Nope, it actually happened two years in a row. New England and St. Louis missed the 2002 playoffs after Super Bowl 36. The following year, the Super Bowl 37 teams, Tampa Bay and Oakland, both missed the 2003 playoffs.

Well it doesn't happen very often though Oakland missed the following year because that team was old I guess that also applied to Tampa Bay.  New England missed because Brady was injured the following season and I guess St. Louis missed because of injuries and age.

I think you're thinking of 2008; Brady did suffer a shoulder separation in 2002, but it wasn't until the end of the season when the Patriots were already severely underperforming expectations. 2008 was the year that Bernard Pollard tore Brady's ACL and knocked him out for all but the first 15 or so minutes of the season. Oakland and St.
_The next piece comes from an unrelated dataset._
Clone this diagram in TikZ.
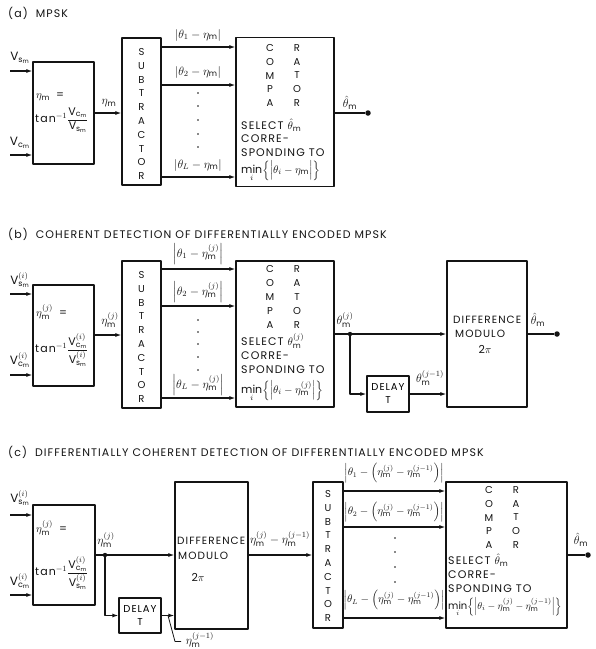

Louis both lost their MVP caliber starting quarterbacks in the seasons following their Super Bowl losses, so part of their downturn is attributable to that. There's really no easy explanation for the 2002 Patriots or 2003 Bucs, however (especially the Bucs, as they had made the playoffs four straight years). Both teams were wildly inconsistent throughout the years following their Super Bowl wins, playing extremely well at times (Bucs shut out the NFC Finalist Eagles in Philly, while the Patriots blew out the eventual AFC East champion Jets by 37 points in Giants Stadium) and uncharateristically poorly at others.

It's likely that it was more a mental issue than some tangible problem such as age or injury. Teams can get complacent after winning (or reaching) a Super Bowl, especially if they fail to learn from their mistakes like I'm confident Carolina didn't. The Broncos have had the misfortune of being in what has suddenly become the NFL's toughest division and still having no QB. If I was them, I'd be looking into picking up Tony Romo or Jimmy Garoppolo after the season.